■ DATA BLOCK:
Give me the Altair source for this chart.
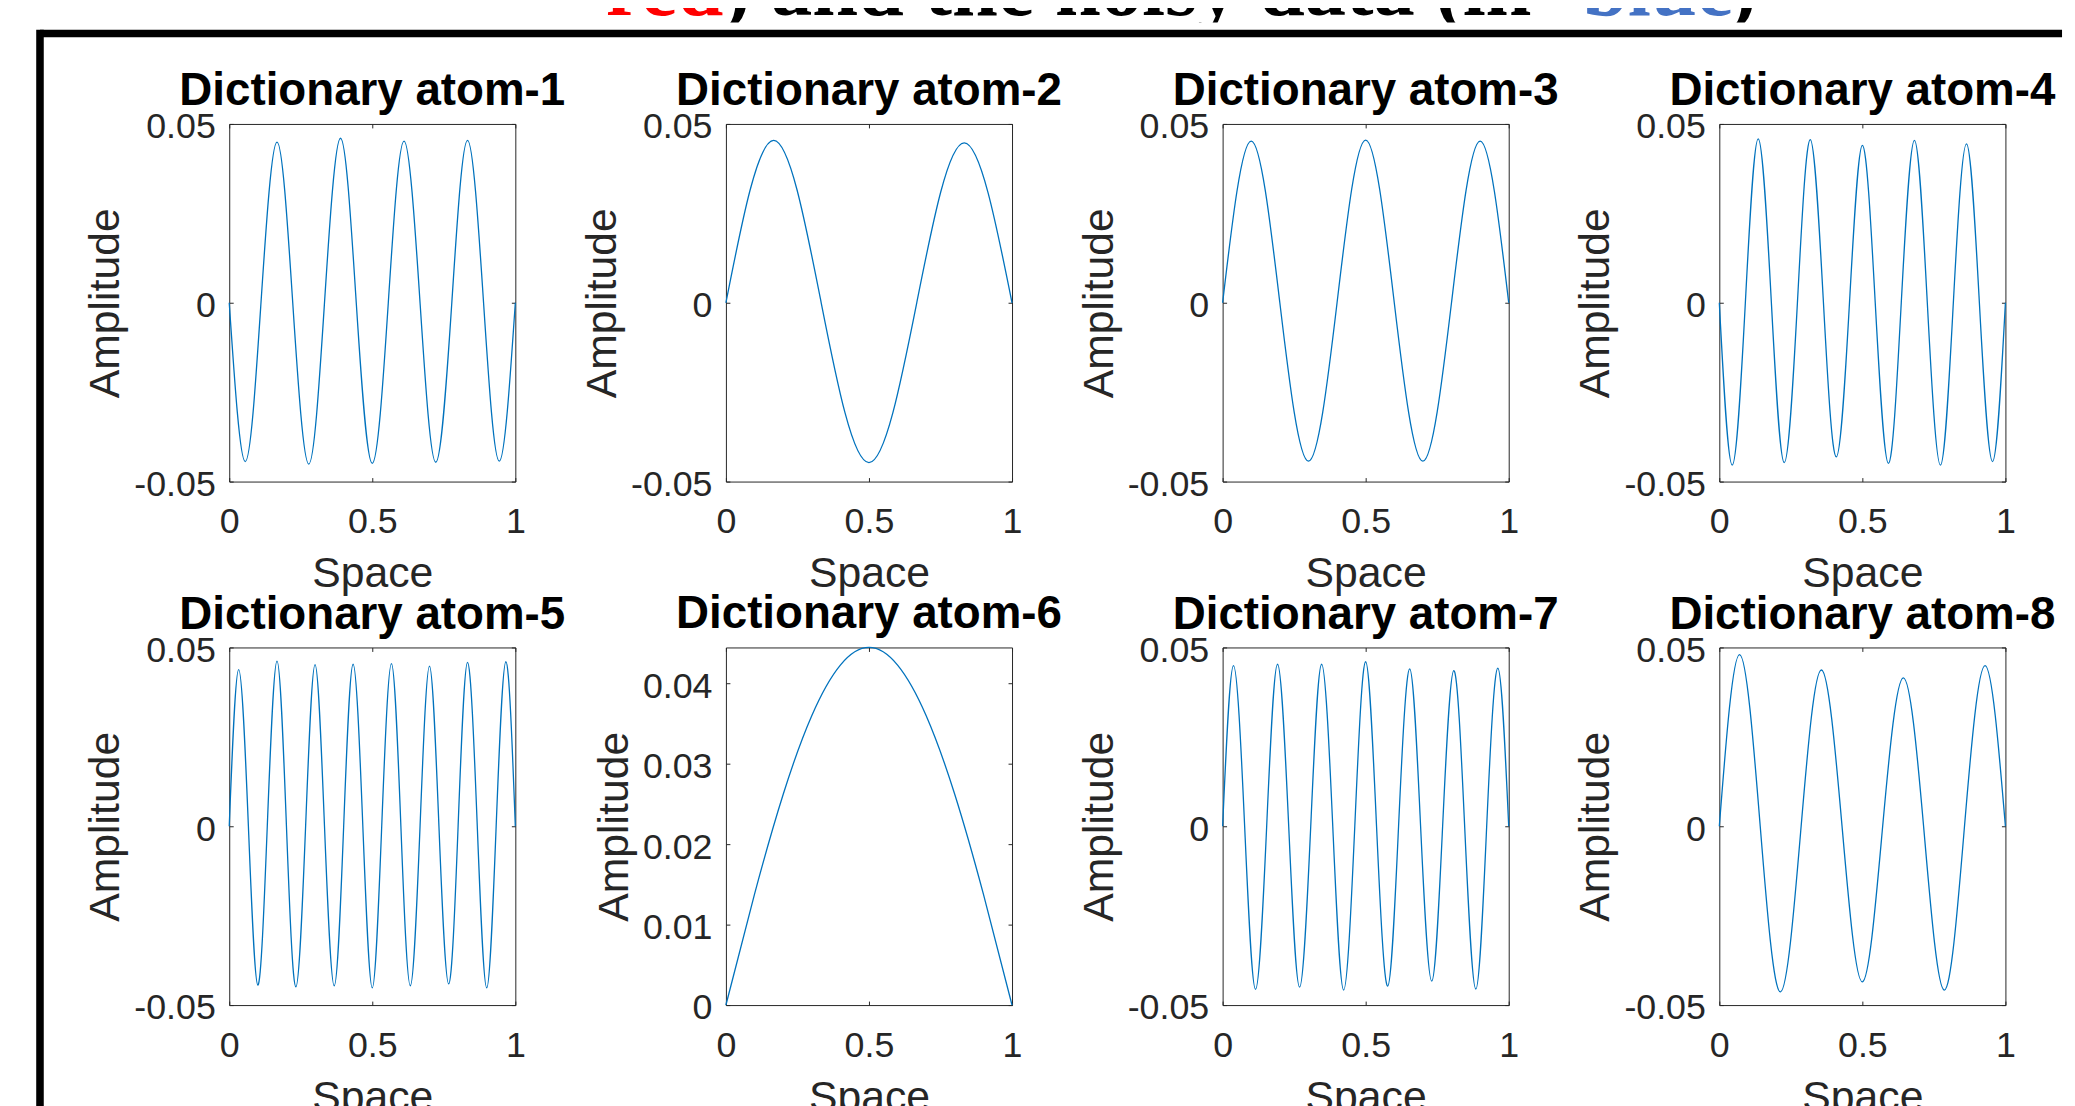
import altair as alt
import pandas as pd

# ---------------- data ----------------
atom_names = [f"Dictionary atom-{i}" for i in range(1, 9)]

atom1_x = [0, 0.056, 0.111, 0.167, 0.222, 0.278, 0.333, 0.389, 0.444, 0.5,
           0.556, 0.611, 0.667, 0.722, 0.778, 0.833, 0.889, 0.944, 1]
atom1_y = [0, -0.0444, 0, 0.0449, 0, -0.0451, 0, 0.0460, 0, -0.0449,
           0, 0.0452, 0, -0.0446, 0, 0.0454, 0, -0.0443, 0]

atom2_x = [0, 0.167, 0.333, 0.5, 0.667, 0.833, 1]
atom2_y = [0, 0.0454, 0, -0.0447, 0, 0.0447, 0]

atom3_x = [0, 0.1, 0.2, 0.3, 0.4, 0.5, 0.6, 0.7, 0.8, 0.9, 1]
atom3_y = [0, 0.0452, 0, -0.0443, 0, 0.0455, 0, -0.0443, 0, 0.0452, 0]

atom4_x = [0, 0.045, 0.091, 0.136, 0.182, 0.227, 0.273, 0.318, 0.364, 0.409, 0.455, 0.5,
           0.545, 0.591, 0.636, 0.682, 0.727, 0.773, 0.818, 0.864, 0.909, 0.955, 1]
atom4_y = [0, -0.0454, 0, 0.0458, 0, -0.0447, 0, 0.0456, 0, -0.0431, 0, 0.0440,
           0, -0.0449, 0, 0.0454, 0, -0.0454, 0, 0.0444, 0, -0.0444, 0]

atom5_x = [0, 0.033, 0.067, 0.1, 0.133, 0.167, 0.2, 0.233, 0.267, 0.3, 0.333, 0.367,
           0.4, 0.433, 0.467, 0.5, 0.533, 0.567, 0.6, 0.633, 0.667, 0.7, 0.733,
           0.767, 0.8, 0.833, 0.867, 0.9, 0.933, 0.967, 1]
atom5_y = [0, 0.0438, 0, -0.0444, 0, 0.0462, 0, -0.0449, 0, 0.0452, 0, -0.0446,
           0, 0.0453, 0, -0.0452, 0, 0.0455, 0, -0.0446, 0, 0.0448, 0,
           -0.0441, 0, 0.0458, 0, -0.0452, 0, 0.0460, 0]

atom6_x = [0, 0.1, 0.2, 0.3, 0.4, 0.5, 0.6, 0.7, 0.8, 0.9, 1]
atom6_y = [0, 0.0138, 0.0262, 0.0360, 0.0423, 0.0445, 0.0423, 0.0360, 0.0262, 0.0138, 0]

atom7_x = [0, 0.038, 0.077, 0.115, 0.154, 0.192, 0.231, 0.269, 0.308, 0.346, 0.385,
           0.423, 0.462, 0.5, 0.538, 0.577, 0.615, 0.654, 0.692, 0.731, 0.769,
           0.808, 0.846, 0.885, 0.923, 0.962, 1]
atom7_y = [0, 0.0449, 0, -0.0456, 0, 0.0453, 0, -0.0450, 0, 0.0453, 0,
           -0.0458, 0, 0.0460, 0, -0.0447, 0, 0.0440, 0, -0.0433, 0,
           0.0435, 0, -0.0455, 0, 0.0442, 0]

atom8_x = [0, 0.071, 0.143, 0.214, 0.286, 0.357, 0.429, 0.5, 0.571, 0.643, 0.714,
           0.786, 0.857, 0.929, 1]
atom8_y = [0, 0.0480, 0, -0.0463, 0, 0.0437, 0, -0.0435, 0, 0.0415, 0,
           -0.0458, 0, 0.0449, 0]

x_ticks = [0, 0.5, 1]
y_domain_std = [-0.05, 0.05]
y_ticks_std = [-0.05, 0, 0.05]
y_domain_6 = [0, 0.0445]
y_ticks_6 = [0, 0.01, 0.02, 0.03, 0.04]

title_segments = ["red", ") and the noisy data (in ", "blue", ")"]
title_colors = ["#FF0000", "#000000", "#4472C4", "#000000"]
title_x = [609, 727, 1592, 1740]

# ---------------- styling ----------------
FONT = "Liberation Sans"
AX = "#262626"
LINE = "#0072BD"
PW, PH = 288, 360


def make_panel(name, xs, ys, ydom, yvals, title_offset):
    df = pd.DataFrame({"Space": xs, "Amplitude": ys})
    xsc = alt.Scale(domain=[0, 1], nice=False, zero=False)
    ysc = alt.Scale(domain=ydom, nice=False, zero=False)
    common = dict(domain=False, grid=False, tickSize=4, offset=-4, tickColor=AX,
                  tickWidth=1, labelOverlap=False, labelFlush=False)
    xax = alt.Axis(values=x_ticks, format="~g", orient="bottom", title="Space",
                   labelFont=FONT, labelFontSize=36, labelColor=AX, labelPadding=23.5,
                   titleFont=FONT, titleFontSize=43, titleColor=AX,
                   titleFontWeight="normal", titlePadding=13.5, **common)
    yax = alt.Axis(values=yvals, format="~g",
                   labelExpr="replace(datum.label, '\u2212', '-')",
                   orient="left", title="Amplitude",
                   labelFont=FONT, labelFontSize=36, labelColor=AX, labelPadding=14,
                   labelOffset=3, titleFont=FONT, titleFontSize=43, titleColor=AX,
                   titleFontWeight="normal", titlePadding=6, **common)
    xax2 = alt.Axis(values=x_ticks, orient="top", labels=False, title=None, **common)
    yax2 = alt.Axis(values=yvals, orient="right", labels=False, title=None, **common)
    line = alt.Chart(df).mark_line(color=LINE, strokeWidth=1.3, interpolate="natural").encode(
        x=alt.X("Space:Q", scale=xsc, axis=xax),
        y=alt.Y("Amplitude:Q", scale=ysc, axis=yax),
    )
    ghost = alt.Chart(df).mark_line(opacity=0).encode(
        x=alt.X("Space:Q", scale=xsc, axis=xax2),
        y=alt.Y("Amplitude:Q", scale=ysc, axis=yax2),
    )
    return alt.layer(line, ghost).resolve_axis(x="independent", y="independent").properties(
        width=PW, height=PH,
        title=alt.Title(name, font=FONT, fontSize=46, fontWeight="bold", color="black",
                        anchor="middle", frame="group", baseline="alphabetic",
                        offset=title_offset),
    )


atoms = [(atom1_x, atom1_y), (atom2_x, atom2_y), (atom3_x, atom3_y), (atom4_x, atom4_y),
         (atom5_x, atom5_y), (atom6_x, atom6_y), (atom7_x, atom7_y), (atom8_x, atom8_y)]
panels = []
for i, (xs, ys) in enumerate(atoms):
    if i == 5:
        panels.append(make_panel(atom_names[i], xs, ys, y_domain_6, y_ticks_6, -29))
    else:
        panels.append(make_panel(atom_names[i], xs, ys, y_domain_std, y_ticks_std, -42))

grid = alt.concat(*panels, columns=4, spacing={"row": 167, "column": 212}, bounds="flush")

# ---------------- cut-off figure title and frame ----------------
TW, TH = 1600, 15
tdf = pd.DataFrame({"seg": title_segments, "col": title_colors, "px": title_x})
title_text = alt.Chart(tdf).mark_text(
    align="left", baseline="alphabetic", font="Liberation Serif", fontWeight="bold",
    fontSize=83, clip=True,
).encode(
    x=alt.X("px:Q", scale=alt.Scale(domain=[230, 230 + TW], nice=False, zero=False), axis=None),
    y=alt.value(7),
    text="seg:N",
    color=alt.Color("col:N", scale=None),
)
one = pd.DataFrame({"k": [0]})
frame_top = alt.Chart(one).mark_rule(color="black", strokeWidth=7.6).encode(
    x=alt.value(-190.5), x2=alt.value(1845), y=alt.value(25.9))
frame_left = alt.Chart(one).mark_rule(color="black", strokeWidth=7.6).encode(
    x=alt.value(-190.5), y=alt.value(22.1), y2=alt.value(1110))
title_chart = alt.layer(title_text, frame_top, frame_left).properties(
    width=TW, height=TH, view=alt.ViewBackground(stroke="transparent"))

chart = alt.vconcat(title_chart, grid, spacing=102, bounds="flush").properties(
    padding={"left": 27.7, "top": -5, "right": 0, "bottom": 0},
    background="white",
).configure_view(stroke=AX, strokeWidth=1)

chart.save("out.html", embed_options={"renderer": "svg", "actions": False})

■ YOUR TASK:
Give again, word for word, every line from the top of the data above to the line holding "-0.0458, 0, 0.0449, 0]", inclusive, with the pictures left out.

■ SOLUTION BELOW:
Give me the Altair source for this chart.
import altair as alt
import pandas as pd

# ---------------- data ----------------
atom_names = [f"Dictionary atom-{i}" for i in range(1, 9)]

atom1_x = [0, 0.056, 0.111, 0.167, 0.222, 0.278, 0.333, 0.389, 0.444, 0.5,
           0.556, 0.611, 0.667, 0.722, 0.778, 0.833, 0.889, 0.944, 1]
atom1_y = [0, -0.0444, 0, 0.0449, 0, -0.0451, 0, 0.0460, 0, -0.0449,
           0, 0.0452, 0, -0.0446, 0, 0.0454, 0, -0.0443, 0]

atom2_x = [0, 0.167, 0.333, 0.5, 0.667, 0.833, 1]
atom2_y = [0, 0.0454, 0, -0.0447, 0, 0.0447, 0]

atom3_x = [0, 0.1, 0.2, 0.3, 0.4, 0.5, 0.6, 0.7, 0.8, 0.9, 1]
atom3_y = [0, 0.0452, 0, -0.0443, 0, 0.0455, 0, -0.0443, 0, 0.0452, 0]

atom4_x = [0, 0.045, 0.091, 0.136, 0.182, 0.227, 0.273, 0.318, 0.364, 0.409, 0.455, 0.5,
           0.545, 0.591, 0.636, 0.682, 0.727, 0.773, 0.818, 0.864, 0.909, 0.955, 1]
atom4_y = [0, -0.0454, 0, 0.0458, 0, -0.0447, 0, 0.0456, 0, -0.0431, 0, 0.0440,
           0, -0.0449, 0, 0.0454, 0, -0.0454, 0, 0.0444, 0, -0.0444, 0]

atom5_x = [0, 0.033, 0.067, 0.1, 0.133, 0.167, 0.2, 0.233, 0.267, 0.3, 0.333, 0.367,
           0.4, 0.433, 0.467, 0.5, 0.533, 0.567, 0.6, 0.633, 0.667, 0.7, 0.733,
           0.767, 0.8, 0.833, 0.867, 0.9, 0.933, 0.967, 1]
atom5_y = [0, 0.0438, 0, -0.0444, 0, 0.0462, 0, -0.0449, 0, 0.0452, 0, -0.0446,
           0, 0.0453, 0, -0.0452, 0, 0.0455, 0, -0.0446, 0, 0.0448, 0,
           -0.0441, 0, 0.0458, 0, -0.0452, 0, 0.0460, 0]

atom6_x = [0, 0.1, 0.2, 0.3, 0.4, 0.5, 0.6, 0.7, 0.8, 0.9, 1]
atom6_y = [0, 0.0138, 0.0262, 0.0360, 0.0423, 0.0445, 0.0423, 0.0360, 0.0262, 0.0138, 0]

atom7_x = [0, 0.038, 0.077, 0.115, 0.154, 0.192, 0.231, 0.269, 0.308, 0.346, 0.385,
           0.423, 0.462, 0.5, 0.538, 0.577, 0.615, 0.654, 0.692, 0.731, 0.769,
           0.808, 0.846, 0.885, 0.923, 0.962, 1]
atom7_y = [0, 0.0449, 0, -0.0456, 0, 0.0453, 0, -0.0450, 0, 0.0453, 0,
           -0.0458, 0, 0.0460, 0, -0.0447, 0, 0.0440, 0, -0.0433, 0,
           0.0435, 0, -0.0455, 0, 0.0442, 0]

atom8_x = [0, 0.071, 0.143, 0.214, 0.286, 0.357, 0.429, 0.5, 0.571, 0.643, 0.714,
           0.786, 0.857, 0.929, 1]
atom8_y = [0, 0.0480, 0, -0.0463, 0, 0.0437, 0, -0.0435, 0, 0.0415, 0,
           -0.0458, 0, 0.0449, 0]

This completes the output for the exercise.